Ajit Singh was accused of murder, but found to be implicated

7th March 2011: Ajit Singh will soon be flying back to London.
Implicated by the Haryana Police, the non resident Indian’s plans of returning to London’s Hay Mill Closs were grounded. But, with the High Court of Punjab and Haryana in the Indian city of Chandigarh coming to his rescue, Ajit Singh can look forward to his return.

Acquitting him, the High Court Division Bench of Justice Satish Kumar Mittal and M. Jeyapaul has asked the state of Haryana to apply balm to the NRI victim of implication and asked the authorities concerned to ensure his travel expenses, including air fare, are taken care of.

Cooperation is also top be extended to him for getting the requisite travel documents, the Bench has further directed the authorities concerned.
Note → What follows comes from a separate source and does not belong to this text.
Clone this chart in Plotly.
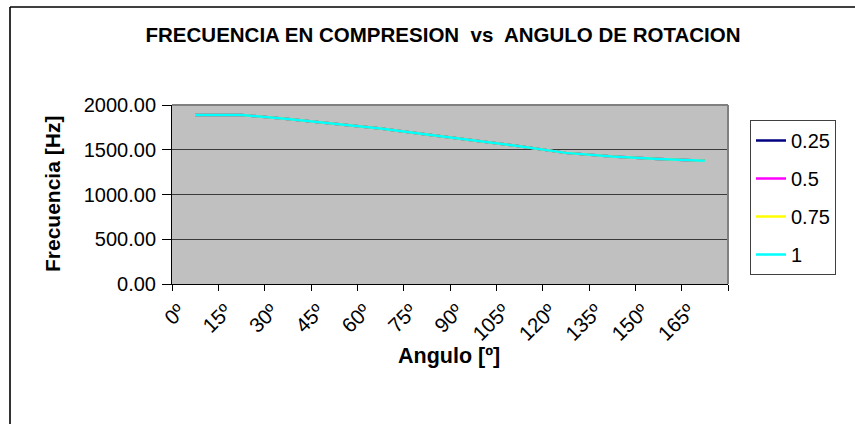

The Bench has ruled: “A false case has virtually pushed the appellant (Ajit Singh) to penury. He has faced an ordeal and unknown hardship on account of false implication in a murder case. The state is bound to apply balm on the wounds the appellant has received on account of the irresponsible act of the personnel of the police force.
The case against Ajit Singh dates back to April 14, 2002, when the body of his co-brother Kuldeep Singh was found lying on the road. The brother of the deceased told the police that he suspected Ajit Singh of having illicit ties with his sister-in-law.

The police then proceeded against Ajit Singh of London’s Hay Mill Close who was subsequently sentenced to life imprisonment by an Indian Court in Haryana’s city of Gurgaon.

Setting aside the judgment, the Bench asserted: “A case of accidental death was intentionally converted by a sub inspector into a case of murder, implicating the appellant in order to fleece him… A blood-stained stone was purposely introduced by the sub inspector with a view to book a false case of murder against the appellant”.

The Bench added the NRI has been shabbily treated, with an eye on his money. “In our opinion, such false implication will send a wrong message to persons living permanently on foreign shores. It is high time such a trend is nipped in the bud before it snowballs into a gigantic problem”.